Come nella realtà di tutti i giorni anche i pazienti di Paul raramente vogliono conoscere tutta la verità e nient’altro che la verità su se stessi: cercano di divagare con fuorvianti digressioni sul loro passato, si colpevolizzano inutilmente o attribuiscono agli altri colpe inesistenti evitando generalmente di affrontare il fulcro dei loro problemi.
Questa pluripremiata serie televisiva americana, prodotta dalla emittente via cavo HBO, in realtà è a sua volta un adattamento dell’originale israeliano Be’Tipul, che in patria ha ottenuto indici d’ascolto altissimi. Non ci sono dati ufficiali sugli ascolti dei canali via cavo, ma è stata la prima serie disponibile in Vod (video on demand) nella tv israeliana, con milioni di visualizzazioni.

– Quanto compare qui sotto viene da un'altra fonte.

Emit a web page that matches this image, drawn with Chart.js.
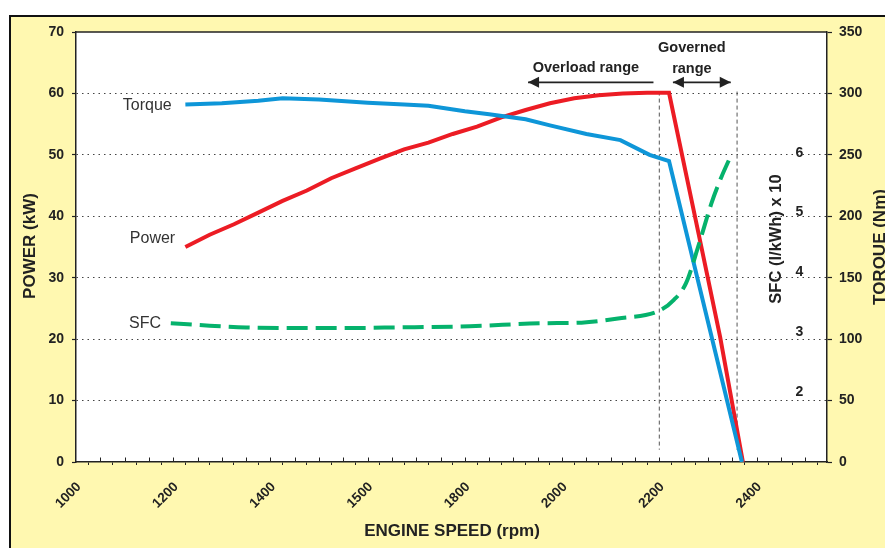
<!DOCTYPE html>
<html>
<head>
<meta charset="utf-8">
<script src="https://cdn.jsdelivr.net/npm/chart.js@4.4.1/dist/chart.umd.min.js"></script>
<style>
  html, body { margin: 0; padding: 0; background: #fff; }
  #wrap { position: relative; width: 885px; height: 548px; overflow: hidden; }
  #frame { position: absolute; left: 9px; top: 15px; width: 900px; height: 560px; background: #fff8b0; border: 2.5px solid #111; }
  #myChart { position: absolute; left: 0; top: 0; }
</style>
</head>
<body>
<div id="wrap">
  <div id="frame"></div>
  <canvas id="myChart" width="885" height="548"></canvas>
</div>
<script>
// values
let rpmTorque = [1225, 1300, 1375, 1425, 1500, 1600, 1675, 1725, 1800, 1850, 1925, 1975, 2050, 2120, 2180, 2220, 2370];
let torqueNm = [291, 292, 294, 296, 295, 292.5, 291, 290, 285.5, 283, 279, 274, 267, 262, 250, 245, 0];

let rpmPower = [1225, 1275, 1325, 1375, 1425, 1475, 1525, 1575, 1625, 1675, 1725, 1775, 1825, 1875, 1925, 1975, 2025, 2075, 2125, 2175, 2220, 2285, 2325, 2372];
let powerKw = [35, 37, 38.7, 40.6, 42.5, 44.2, 46.2, 47.8, 49.4, 50.9, 52, 53.4, 54.6, 56.1, 57.3, 58.4, 59.2, 59.7, 60, 60.1, 60.1, 35.6, 20.4, 0];

let rpmSfc = [1195, 1275, 1350, 1430, 1550, 1660, 1810, 1960, 2040, 2115, 2200, 2230, 2255, 2280, 2307, 2328, 2345];
let sfcValues = [3.15, 3.11, 3.08, 3.07, 3.07, 3.08, 3.10, 3.15, 3.16, 3.23, 3.36, 3.54, 3.82, 4.43, 5.15, 5.60, 5.91];

let rangeLimits = [2200, 2360];
let xTickValues = [1000, 1200, 1400, 1600, 1800, 2000, 2200, 2400];
let xTickLabels = ["1000", "1200", "1400", "1500", "1800", "2000", "2200", "2400"];
let sfcTicks = [2, 3, 4, 5, 6];

function pairs(xs, ys) {
  return xs.map((x, i) => ({ x: x, y: ys[i] }));
}

Chart.defaults.font.family = "'Liberation Sans', Arial, sans-serif";
Chart.defaults.color = "#222";

let ink = "#222";
let tickFont = { size: 14, weight: "bold" };

function arrow(ctx, x1, x2, y, headLeft, headRight) {
  ctx.beginPath();
  ctx.moveTo(x1, y);
  ctx.lineTo(x2, y);
  ctx.stroke();
  let head = (tip, dir) => {
    ctx.beginPath();
    ctx.moveTo(tip, y);
    ctx.lineTo(tip + dir * 11, y - 5.5);
    ctx.lineTo(tip + dir * 11, y + 5.5);
    ctx.closePath();
    ctx.fill();
  };
  if (headLeft) head(x1, 1);
  if (headRight) head(x2, -1);
}

function vText(ctx, text, x, y) {
  ctx.save();
  ctx.translate(x, y);
  ctx.rotate(-Math.PI / 2);
  ctx.textAlign = "center";
  ctx.textBaseline = "middle";
  ctx.fillText(text, 0, 0);
  ctx.restore();
}

let decorations = {
  id: "decorations",
  beforeDraw(chart) {
    let { ctx, chartArea: a } = chart;
    ctx.save();
    ctx.fillStyle = "#fff";
    ctx.fillRect(a.left, a.top, a.right - a.left, a.bottom - a.top);
    ctx.restore();
  },
  afterDraw(chart) {
    let { ctx, chartArea: a, scales } = chart;
    let sx = scales.x, sy = scales.y;
    ctx.save();
    ctx.strokeStyle = ink;
    ctx.fillStyle = ink;

    // top edge of plot box
    ctx.lineWidth = 1.5;
    ctx.beginPath();
    ctx.moveTo(a.left, a.top);
    ctx.lineTo(a.right, a.top);
    ctx.stroke();

    // inward ticks every 50 rpm
    ctx.lineWidth = 1;
    sx.ticks.forEach(t => {
      if (t.value % 50 === 0 && t.value > sx.min) {
        let px = Math.round(sx.getPixelForValue(t.value)) + 0.5;
        ctx.beginPath();
        ctx.moveTo(px, a.bottom);
        ctx.lineTo(px, a.bottom - 4.5);
        ctx.stroke();
      }
    });

    // range arrows
    ctx.lineWidth = 1.7;
    let ay = sy.getPixelForValue(61.8);
    arrow(ctx, sx.getPixelForValue(1930), sx.getPixelForValue(2188), ay, true, false);
    arrow(ctx, sx.getPixelForValue(2228), sx.getPixelForValue(2347), ay, true, true);

    ctx.font = "bold 14.5px 'Liberation Sans', Arial, sans-serif";
    ctx.textAlign = "center";
    ctx.textBaseline = "middle";
    ctx.fillText("Overload range", sx.getPixelForValue(2049), sy.getPixelForValue(64.2));
    ctx.fillText("Governed", sx.getPixelForValue(2267), sy.getPixelForValue(67.4));
    ctx.fillText("range", sx.getPixelForValue(2267), sy.getPixelForValue(64.0));

    // curve names
    ctx.fillStyle = "#333";
    ctx.font = "16px 'Liberation Sans', Arial, sans-serif";
    ctx.textAlign = "right";
    ctx.fillText("Torque", sx.getPixelForValue(1197), sy.getPixelForValue(57.95));
    ctx.fillText("Power", sx.getPixelForValue(1204), sy.getPixelForValue(36.4));
    ctx.fillText("SFC", sx.getPixelForValue(1175), sy.getPixelForValue(22.46));

    // axis titles
    ctx.fillStyle = ink;
    ctx.font = "bold 17px 'Liberation Sans', Arial, sans-serif";
    ctx.textAlign = "center";
    ctx.fillText("ENGINE SPEED (rpm)", 452, 531);
    vText(ctx, "POWER (kW)", 30, 246);
    vText(ctx, "TORQUE (Nm)", 880, 247);
    ctx.font = "bold 16.5px 'Liberation Sans', Arial, sans-serif";
    vText(ctx, "SFC (l/kWh) x 10", 776, 239);
    ctx.restore();
  }
};

let ctx = document.getElementById("myChart");

let graphData = {
  type: "line",
  data: {
    datasets: [
      {
        label: "SFC",
        data: pairs(rpmSfc, sfcValues),
        yAxisID: "sfc",
        borderColor: "#05b26c",
        borderWidth: 4,
        borderDash: [21, 8],
        pointRadius: 0,
        tension: 0.35,
        cubicInterpolationMode: "monotone",
        fill: false,
      },
      {
        label: "Torque",
        data: pairs(rpmTorque, torqueNm),
        yAxisID: "y2",
        borderColor: "#0e96d8",
        borderWidth: 4,
        pointRadius: 0,
        tension: 0,
        fill: false,
      },
      {
        label: "Power",
        data: pairs(rpmPower, powerKw),
        yAxisID: "y",
        borderColor: "#ec1c24",
        borderWidth: 4,
        pointRadius: 0,
        tension: 0,
        fill: false,
      },
      ...rangeLimits.map(r => ({
        label: "limit " + r,
        data: [{ x: r, y: 60.3 }, { x: r, y: 2 }],
        yAxisID: "y",
        borderColor: "#555",
        borderWidth: 1,
        borderDash: [4, 3],
        pointRadius: 0,
        fill: false,
      })),
    ],
  },
  options: {
    responsive: false,
    animation: false,
    devicePixelRatio: 1,
    layout: { padding: { top: 32, left: 0, right: 0, bottom: 0 } },
    plugins: { legend: { display: false }, tooltip: { enabled: false } },
    scales: {
      x: {
        type: "linear",
        position: "bottom",
        min: 1000,
        max: 2545,
        afterBuildTicks: s => {
          let t = [];
          for (let v = 1000; v <= 2525; v += 25) t.push({ value: v });
          s.ticks = t;
        },
        afterFit: s => { s.height = 86; },
        grid: {
          drawOnChartArea: false,
          tickLength: 3,
          tickColor: c => (c.tick && c.tick.value % 50 === 0 ? "rgba(0,0,0,0)" : ink),
        },
        border: { color: ink, width: 1.5 },
        ticks: {
          autoSkip: false,
          maxRotation: 45,
          minRotation: 45,
          padding: 14,
          labelOffset: 3,
          color: ink,
          font: { size: 13.5, weight: "bold" },
          callback: v => {
            let i = xTickValues.indexOf(v);
            return i >= 0 ? xTickLabels[i] : "";
          },
        },
      },
      y: {
        position: "left",
        min: 0,
        max: 70,
        afterFit: s => { s.width = 76; },
        grid: {
          color: c => (c.tick && (c.tick.value === 0 || c.tick.value === 70) ? "rgba(0,0,0,0)" : "#444"),
          lineWidth: 1,
          tickLength: 4,
          tickColor: ink,
          tickWidth: 1.2,
        },
        border: { color: ink, width: 1.5, dash: [1.5, 4] },
        ticks: { stepSize: 10, padding: 8, color: ink, font: tickFont },
      },
      y2: {
        position: "right",
        min: 0,
        max: 350,
        afterFit: s => { s.width = 58; },
        grid: { drawOnChartArea: false, tickLength: 5, tickColor: ink, tickWidth: 1.2 },
        border: { color: ink, width: 1.5 },
        ticks: { stepSize: 50, padding: 7, color: ink, font: tickFont },
      },
      sfc: {
        position: { x: 2496 },
        min: 0.83,
        max: 8.02,
        afterBuildTicks: s => { s.ticks = sfcTicks.map(v => ({ value: v })); },
        grid: { display: false, drawTicks: false },
        border: { display: false },
        ticks: { padding: 0, color: ink, font: tickFont },
      },
    },
  },
  plugins: [decorations],
};

let myChart = new Chart(ctx, graphData);
</script>
</body>
</html>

Il segreto del suo successo? Secondo lo scrittore e regista Hagai Levi (nell’immagine), giunto in Italia quest’estate per presenziare al Roma Fiction Fest, Be’Tipul prende in esame uno dei requisiti fondamentali per una società equilibrata, l’ascolto: “Oggi è diffuso il bisogno di essere ascoltati. Penso ai talk show televisivi, dove tutti parlano e nessuno ascolta. Un ascolto attivo e vibrante è già un passo verso la verità. In un’epoca di crisi le parole e gli effetti che producono, rivendicano più che mai la loro importanza”.
Non solo gli Stati Uniti, ma molti altri paesi sono attualmente alle prese con diversi tentativi di adattamento di Be’Tipul, tra questi la Serbia, l’Olanda, la Romania, il Portogallo, il Messico, la Russia, la Repubblica Ceca, l’Ungheria e la Germania.
L’Italia dal canto suo sta lavorando da più di un anno a una sua versione, realizzata dalla società di produzione Wildside fondata da Lorenzo Mieli, Saverio Costanzo, Mario Gianani, Fausto Brizzi e Marco Martani. La fiction dovrebbe andare in onda su Rai 4, nuovo canale in digitale della RAI e un team di sceneggiatori è già a lavoro per adattare i personaggi e le situazioni ai gusti e alle abitudini del pubblico italiano. Il cast, non ancora ufficiale, sarà composto principalmente da attori nostrani e tra questi spicca il nome di Nanni Moretti.
Ad oggi non è però chiaro quale ruolo interpreterà l’irriverente attore e regista, anche se in un primo momento le voci lo vedevano vestire i panni del dottor Paul Weston, lo psicoterapeuta alle prese con i drammi esistenziali dei suoi pazienti. Secondo invece le dichiarazioni di Hagai Levi, il regista di Caos Calmo potrebbe vestire i panni di un super agente antimafia sotto stress per le continue missioni, ruolo che farà da contraltare a uno dei discussi personaggi della versione americana: Alex, giovane pilota della marina reduce da una missione in Iraq.